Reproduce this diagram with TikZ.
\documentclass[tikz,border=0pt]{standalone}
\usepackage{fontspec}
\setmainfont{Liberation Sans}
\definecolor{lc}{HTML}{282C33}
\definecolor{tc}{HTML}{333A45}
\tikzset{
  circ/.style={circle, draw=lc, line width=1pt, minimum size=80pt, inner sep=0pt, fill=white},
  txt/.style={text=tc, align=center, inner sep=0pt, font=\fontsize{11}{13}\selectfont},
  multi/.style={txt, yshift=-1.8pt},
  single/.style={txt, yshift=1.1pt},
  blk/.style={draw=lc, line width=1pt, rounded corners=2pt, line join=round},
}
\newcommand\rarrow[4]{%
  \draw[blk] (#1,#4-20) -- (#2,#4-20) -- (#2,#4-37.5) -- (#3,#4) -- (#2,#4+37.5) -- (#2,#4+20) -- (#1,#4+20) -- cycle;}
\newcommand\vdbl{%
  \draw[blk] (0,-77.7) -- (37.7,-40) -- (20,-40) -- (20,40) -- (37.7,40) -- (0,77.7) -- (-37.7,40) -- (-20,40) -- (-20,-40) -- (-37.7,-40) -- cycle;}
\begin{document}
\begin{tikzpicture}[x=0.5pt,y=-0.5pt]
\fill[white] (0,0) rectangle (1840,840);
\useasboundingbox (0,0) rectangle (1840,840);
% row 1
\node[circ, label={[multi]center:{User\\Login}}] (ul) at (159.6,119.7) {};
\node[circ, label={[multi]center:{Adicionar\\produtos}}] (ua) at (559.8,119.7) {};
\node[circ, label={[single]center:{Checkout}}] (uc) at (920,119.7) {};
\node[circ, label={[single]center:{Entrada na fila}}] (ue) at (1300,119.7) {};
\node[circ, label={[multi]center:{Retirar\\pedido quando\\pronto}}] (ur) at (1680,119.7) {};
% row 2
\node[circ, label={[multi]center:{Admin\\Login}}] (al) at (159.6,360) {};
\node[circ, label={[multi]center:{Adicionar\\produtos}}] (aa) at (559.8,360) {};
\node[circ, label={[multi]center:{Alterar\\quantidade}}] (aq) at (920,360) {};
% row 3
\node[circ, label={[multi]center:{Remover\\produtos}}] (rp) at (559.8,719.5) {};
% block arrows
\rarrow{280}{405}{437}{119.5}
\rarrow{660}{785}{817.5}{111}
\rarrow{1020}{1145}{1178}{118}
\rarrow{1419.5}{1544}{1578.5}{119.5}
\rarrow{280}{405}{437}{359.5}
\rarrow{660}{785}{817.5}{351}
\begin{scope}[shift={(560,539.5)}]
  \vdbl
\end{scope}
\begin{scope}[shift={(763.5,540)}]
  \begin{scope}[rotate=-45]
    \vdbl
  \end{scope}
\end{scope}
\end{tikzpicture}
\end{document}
==
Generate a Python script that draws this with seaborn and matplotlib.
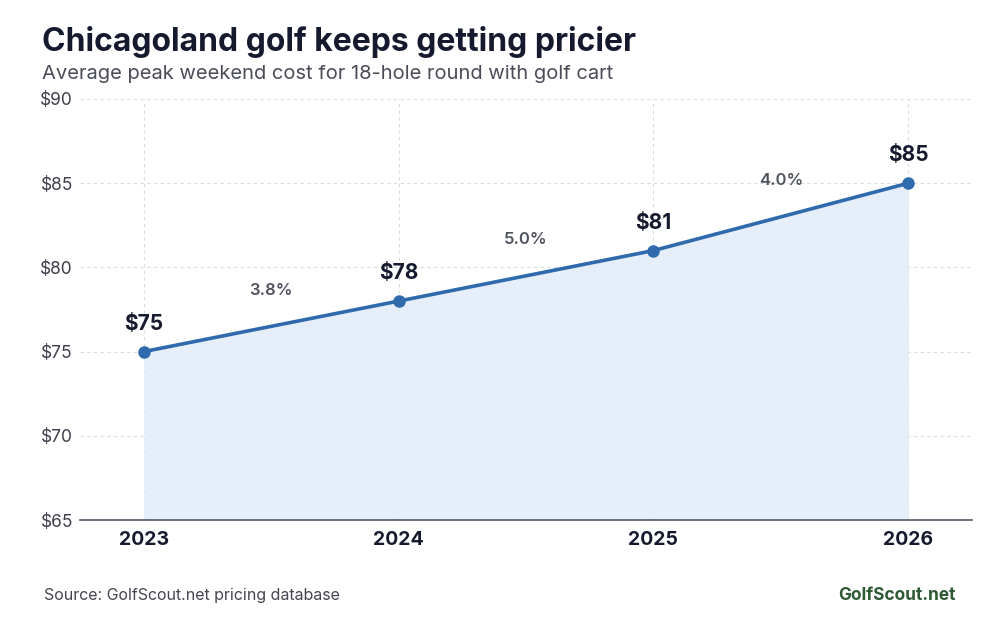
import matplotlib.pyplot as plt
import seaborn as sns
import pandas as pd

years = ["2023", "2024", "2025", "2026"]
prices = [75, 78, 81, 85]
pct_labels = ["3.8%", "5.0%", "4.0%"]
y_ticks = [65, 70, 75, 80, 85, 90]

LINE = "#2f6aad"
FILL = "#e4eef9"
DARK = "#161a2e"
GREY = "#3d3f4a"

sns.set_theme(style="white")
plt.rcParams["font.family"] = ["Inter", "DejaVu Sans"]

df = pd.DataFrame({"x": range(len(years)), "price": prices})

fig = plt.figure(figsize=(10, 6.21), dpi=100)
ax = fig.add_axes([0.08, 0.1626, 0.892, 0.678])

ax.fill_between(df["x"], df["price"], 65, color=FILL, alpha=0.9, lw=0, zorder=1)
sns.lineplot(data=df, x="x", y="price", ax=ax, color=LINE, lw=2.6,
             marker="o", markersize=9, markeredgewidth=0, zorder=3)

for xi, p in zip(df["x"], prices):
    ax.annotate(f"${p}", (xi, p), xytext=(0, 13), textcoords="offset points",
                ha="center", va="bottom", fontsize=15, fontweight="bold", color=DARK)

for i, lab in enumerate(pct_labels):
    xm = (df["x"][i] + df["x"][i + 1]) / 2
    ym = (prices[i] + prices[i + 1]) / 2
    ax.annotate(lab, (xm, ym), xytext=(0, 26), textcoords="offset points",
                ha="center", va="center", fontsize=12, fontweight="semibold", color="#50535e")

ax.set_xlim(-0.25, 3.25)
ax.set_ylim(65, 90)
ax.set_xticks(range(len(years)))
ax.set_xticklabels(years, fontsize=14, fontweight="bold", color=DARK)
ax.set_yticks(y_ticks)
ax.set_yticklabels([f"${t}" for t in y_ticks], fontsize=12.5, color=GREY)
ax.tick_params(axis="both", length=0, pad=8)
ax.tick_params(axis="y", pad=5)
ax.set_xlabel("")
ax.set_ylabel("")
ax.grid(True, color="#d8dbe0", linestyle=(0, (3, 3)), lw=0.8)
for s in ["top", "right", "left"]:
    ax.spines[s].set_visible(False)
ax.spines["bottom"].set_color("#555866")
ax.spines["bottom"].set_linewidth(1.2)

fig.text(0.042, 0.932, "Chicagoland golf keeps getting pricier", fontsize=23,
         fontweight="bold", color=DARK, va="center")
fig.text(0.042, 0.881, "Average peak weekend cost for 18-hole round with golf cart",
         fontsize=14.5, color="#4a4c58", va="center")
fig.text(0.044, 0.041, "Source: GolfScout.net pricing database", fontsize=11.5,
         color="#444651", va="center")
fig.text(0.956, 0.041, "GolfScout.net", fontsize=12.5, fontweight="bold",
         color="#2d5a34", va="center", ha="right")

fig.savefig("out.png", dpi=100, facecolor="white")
* * *
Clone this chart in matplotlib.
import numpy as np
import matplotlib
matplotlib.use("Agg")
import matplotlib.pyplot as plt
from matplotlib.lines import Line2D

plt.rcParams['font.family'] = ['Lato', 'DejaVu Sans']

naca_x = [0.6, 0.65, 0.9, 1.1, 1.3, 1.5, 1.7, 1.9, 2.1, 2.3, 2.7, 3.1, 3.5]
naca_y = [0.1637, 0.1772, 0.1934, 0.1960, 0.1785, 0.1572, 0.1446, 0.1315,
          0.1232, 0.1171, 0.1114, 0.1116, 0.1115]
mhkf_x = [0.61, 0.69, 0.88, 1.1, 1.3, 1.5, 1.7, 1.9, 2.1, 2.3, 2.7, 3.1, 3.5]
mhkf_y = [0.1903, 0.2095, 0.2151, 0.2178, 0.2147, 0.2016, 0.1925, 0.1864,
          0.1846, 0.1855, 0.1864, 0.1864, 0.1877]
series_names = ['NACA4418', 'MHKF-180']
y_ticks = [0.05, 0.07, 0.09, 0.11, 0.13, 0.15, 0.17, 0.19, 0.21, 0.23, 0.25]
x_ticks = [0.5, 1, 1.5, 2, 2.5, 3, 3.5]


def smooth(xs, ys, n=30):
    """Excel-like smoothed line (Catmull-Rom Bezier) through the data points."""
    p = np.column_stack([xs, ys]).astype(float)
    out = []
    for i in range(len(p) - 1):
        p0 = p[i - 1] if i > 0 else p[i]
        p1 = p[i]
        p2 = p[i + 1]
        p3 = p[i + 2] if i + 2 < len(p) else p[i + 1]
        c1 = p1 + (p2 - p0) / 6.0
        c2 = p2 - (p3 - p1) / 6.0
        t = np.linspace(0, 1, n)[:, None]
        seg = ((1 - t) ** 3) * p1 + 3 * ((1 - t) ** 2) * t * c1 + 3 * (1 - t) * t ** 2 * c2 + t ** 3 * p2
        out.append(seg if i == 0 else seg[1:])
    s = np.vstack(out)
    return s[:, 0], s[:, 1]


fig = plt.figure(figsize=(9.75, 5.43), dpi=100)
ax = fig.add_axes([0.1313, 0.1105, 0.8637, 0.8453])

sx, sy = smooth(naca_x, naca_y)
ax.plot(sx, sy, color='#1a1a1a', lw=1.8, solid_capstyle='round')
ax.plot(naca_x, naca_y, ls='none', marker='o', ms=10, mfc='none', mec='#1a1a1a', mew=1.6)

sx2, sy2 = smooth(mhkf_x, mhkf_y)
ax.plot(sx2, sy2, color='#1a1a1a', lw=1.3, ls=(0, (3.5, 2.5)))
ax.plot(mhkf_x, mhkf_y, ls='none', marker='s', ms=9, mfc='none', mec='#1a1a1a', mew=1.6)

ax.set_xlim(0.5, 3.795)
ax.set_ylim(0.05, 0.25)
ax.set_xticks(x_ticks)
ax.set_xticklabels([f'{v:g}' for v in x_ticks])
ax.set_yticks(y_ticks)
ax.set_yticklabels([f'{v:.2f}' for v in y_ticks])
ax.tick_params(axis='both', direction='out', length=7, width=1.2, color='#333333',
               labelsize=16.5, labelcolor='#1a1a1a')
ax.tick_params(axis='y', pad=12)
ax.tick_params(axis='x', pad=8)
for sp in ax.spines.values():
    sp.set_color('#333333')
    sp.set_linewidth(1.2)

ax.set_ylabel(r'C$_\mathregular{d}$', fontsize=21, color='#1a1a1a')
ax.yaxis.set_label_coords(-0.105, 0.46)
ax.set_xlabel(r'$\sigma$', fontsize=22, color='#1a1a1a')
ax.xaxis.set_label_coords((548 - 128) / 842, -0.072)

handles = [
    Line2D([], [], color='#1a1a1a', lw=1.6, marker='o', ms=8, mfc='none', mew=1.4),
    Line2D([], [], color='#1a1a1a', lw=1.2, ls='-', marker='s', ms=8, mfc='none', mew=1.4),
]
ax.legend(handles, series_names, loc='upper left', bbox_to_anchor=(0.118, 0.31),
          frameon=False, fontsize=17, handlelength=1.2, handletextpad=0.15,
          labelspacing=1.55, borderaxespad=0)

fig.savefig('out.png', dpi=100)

Task instructions: Using the data above, set down each line from the line with "Generate a Python" to the line with "y_ticks = [65, 70, 75, 80, 85, 90]" exactly, both ends included, and leave the pictures behind. Nothing else belongs.

The result:
Generate a Python script that draws this with seaborn and matplotlib.
import matplotlib.pyplot as plt
import seaborn as sns
import pandas as pd

years = ["2023", "2024", "2025", "2026"]
prices = [75, 78, 81, 85]
pct_labels = ["3.8%", "5.0%", "4.0%"]
y_ticks = [65, 70, 75, 80, 85, 90]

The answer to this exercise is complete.